# To be done
Retype, word for word, the lines from the first line of the entries through the line that holds "import matplotlib.pyplot as plt"; leave out the pictures.

━━━ Records for the task

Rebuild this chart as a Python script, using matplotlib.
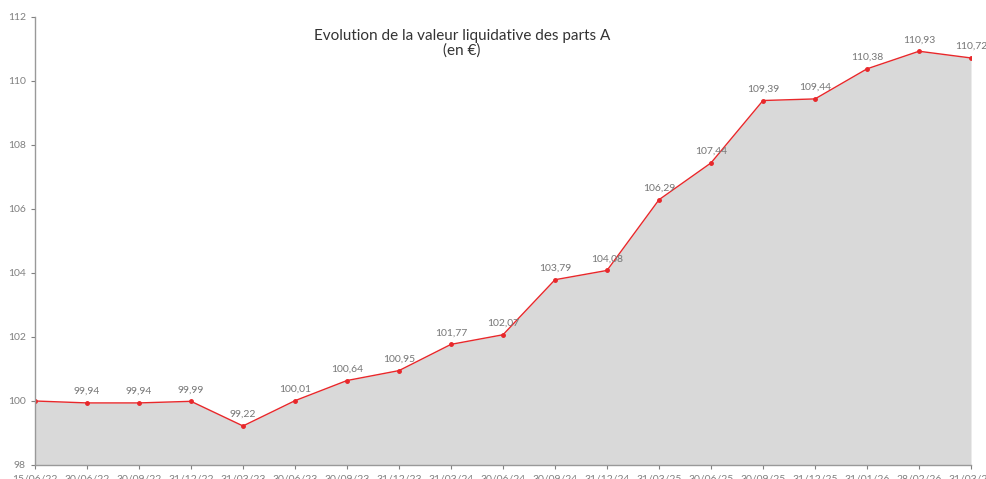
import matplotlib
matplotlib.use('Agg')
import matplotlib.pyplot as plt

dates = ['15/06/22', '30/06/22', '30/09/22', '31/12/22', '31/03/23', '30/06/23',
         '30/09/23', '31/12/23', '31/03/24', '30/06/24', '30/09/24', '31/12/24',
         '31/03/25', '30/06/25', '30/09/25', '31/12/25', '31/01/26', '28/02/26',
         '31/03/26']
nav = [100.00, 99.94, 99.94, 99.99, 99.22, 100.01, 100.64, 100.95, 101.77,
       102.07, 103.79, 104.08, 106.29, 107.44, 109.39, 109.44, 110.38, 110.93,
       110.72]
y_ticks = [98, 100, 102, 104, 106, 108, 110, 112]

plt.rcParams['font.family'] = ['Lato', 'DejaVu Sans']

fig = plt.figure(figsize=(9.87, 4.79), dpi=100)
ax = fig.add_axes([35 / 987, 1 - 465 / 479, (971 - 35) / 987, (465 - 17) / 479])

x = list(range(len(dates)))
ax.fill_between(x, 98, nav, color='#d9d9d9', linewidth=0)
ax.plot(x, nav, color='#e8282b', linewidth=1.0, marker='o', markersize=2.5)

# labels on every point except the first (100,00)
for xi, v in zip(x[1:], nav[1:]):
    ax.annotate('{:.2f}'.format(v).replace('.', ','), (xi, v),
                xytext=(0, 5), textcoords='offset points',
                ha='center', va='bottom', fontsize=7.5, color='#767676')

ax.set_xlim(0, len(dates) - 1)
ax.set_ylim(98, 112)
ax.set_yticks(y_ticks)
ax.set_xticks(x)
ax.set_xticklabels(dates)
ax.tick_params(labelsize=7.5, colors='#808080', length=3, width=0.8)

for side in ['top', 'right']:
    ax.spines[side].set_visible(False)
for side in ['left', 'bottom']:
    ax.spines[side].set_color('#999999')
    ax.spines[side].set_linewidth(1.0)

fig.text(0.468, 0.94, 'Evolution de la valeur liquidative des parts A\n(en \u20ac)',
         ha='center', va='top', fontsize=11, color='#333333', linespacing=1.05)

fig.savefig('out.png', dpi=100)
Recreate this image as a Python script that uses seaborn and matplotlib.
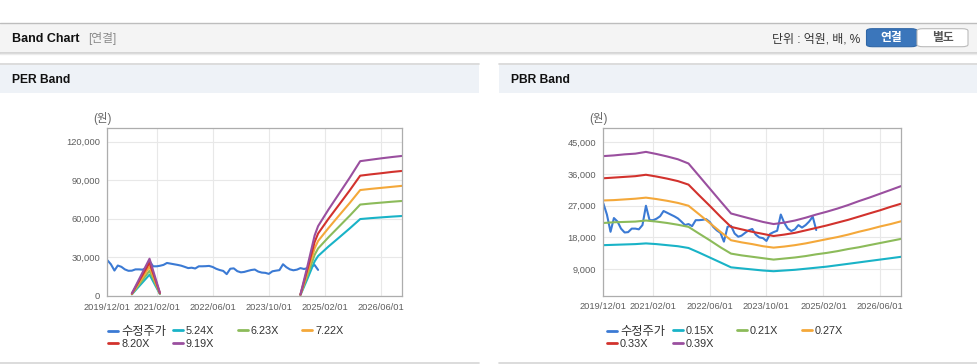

━━━━━━

# Task response
Rebuild this chart as a Python script, using matplotlib.
import matplotlib
matplotlib.use('Agg')
import matplotlib.pyplot as plt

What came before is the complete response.